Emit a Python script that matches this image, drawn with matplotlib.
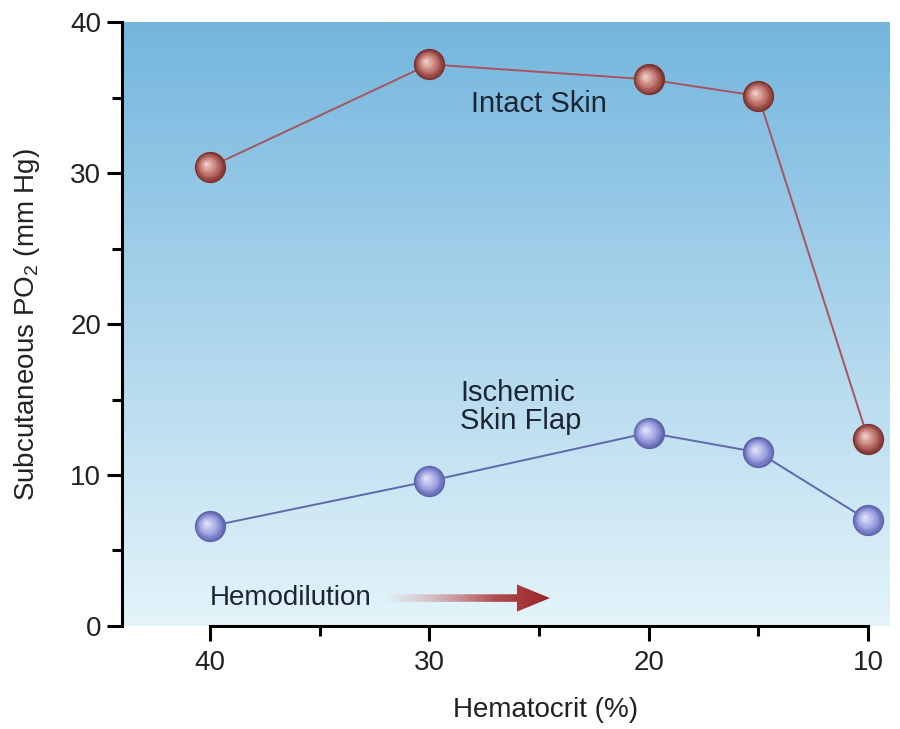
import numpy as np
import matplotlib
matplotlib.use("Agg")
import matplotlib.pyplot as plt
from matplotlib import transforms
from matplotlib.colors import to_rgb
from matplotlib.patches import Polygon

plt.rcParams['font.family'] = ['Liberation Sans', 'DejaVu Sans']
plt.rcParams['mathtext.default'] = 'regular'

# data
hematocrit = [40, 30, 20, 15, 10]
intact_skin = [30.4, 37.2, 36.2, 35.1, 12.4]
ischemic_flap = [6.6, 9.6, 12.8, 11.5, 7.0]

x_major = [40, 30, 20, 10]
x_minor = [35, 25, 15]
y_major = [0, 10, 20, 30, 40]
y_minor = [5, 15, 25, 35]

TEXT = '#1c2633'


def lerp(c1, c2, t):
    a, b = np.array(to_rgb(c1)), np.array(to_rgb(c2))
    return tuple(a + (b - a) * t)


def draw_spheres(ax, fig, xs, ys, edge, mid, light, diam=22.5, n=16):
    """Fake 3D balls: stacked circles shrinking toward a highlight spot."""
    R = diam / 2.0
    hx, hy = -0.25 * R, 0.22 * R
    for i in range(n):
        r = R * (1 - i / n)
        f = 1 - r / R
        tr = transforms.offset_copy(ax.transData, fig=fig, x=hx * f, y=hy * f, units='points')
        if f < 0.4:
            col = lerp(edge, mid, f / 0.4)
        else:
            col = lerp(mid, light, (f - 0.4) / 0.6)
        ax.scatter(xs, ys, s=(2 * r) ** 2, color=col, linewidths=0,
                   transform=tr, zorder=5 + i * 0.01, clip_on=False)


fig = plt.figure(figsize=(9, 7.29), dpi=100)
ax = fig.add_axes([0.1356, 0.1413, 0.8533, 0.8285])
ax.set_xlim(44, 9)
ax.set_ylim(0, 40)

# background gradient
grad = np.linspace(0, 1, 256)[:, None]
top, bot = np.array(to_rgb('#74b6de')), np.array(to_rgb('#e4f4fa'))
bg = top[None, None, :] * (1 - grad[..., None]) + bot[None, None, :] * grad[..., None]
ax.imshow(bg, extent=(44, 9, 0, 40), aspect='auto', origin='upper', zorder=0)

ax.plot(hematocrit, intact_skin, color='#a8545e', lw=1.4, zorder=3)
ax.plot(hematocrit, ischemic_flap, color='#5d68ad', lw=1.4, zorder=3)
draw_spheres(ax, fig, hematocrit, intact_skin, '#7a2e2c', '#bf736c', '#f6ddd6')
draw_spheres(ax, fig, hematocrit, ischemic_flap, '#5a60aa', '#9ea2e2', '#ececfb')

ax.text(25.0, 34.6, 'Intact Skin', fontsize=21, color=TEXT, ha='center', va='center')
ax.text(28.6, 14.5, 'Ischemic\nSkin Flap', fontsize=21, color=TEXT, ha='left',
        va='center', linespacing=1.0)
ax.text(40.0, 1.85, 'Hemodilution', fontsize=20, color=TEXT, ha='left', va='center')

# gradient arrow
ay, x0, xh, xt = 1.85, 32.1, 26.0, 24.5
sh, hh = 0.25, 0.9
arrow = Polygon([(x0, ay - sh), (xh, ay - sh), (xh, ay - hh), (xt, ay),
                 (xh, ay + hh), (xh, ay + sh), (x0, ay + sh)],
                closed=True, transform=ax.transData, facecolor='none', edgecolor='none')
ax.add_patch(arrow)
t = np.linspace(0, 1, 256)
arr = np.zeros((1, 256, 4))
arr[0, :, :3] = np.array([lerp('#d9a0a0', '#9a2328', v) for v in t])
arr[0, :, 3] = np.clip(t * 1.5, 0, 1)
im = ax.imshow(arr, extent=(x0, xt, ay - hh, ay + hh), aspect='auto', zorder=4)
im.set_clip_path(arrow)

# axes styling
for s in ['top', 'right']:
    ax.spines[s].set_visible(False)
for s in ['left', 'bottom']:
    ax.spines[s].set_linewidth(2.2)
ax.spines['bottom'].set_bounds(40, 10)

ax.set_xticks(x_major)
ax.set_xticks(x_minor, minor=True)
ax.set_yticks(y_major)
ax.set_yticks(y_minor, minor=True)
ax.tick_params(which='major', length=11, width=2.2, labelsize=20, colors='black',
               labelcolor='#222222', pad=6)
ax.tick_params(which='minor', length=7, width=2.2)
ax.tick_params(axis='y', which='major', pad=4)

ax.set_xlabel('Hematocrit (%)', fontsize=20, color='#222222')
ax.xaxis.set_label_coords(0.552, -0.118)
ax.set_ylabel('Subcutaneous PO$_2$ (mm Hg)', fontsize=20, color='#222222', labelpad=20)

fig.savefig('out.png', dpi=100)
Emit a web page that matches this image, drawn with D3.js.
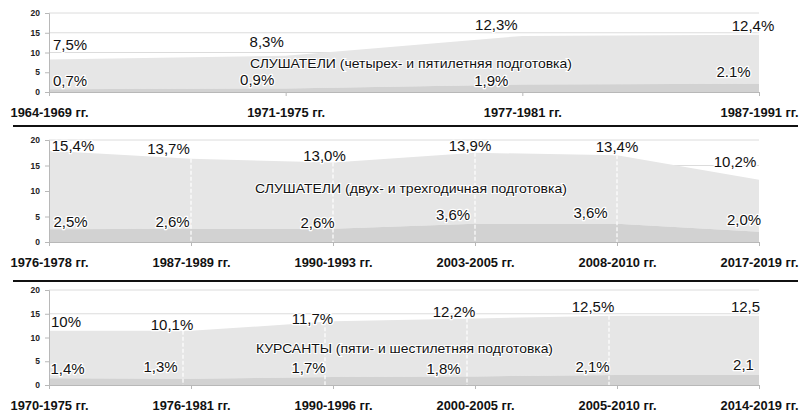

Aim :: Scan the records above for the string "this", then select every line that holds it.

Right answer ::
Emit a Python script that matches this image, drawn with matplotlib.
Emit a web page that matches this image, drawn with D3.js.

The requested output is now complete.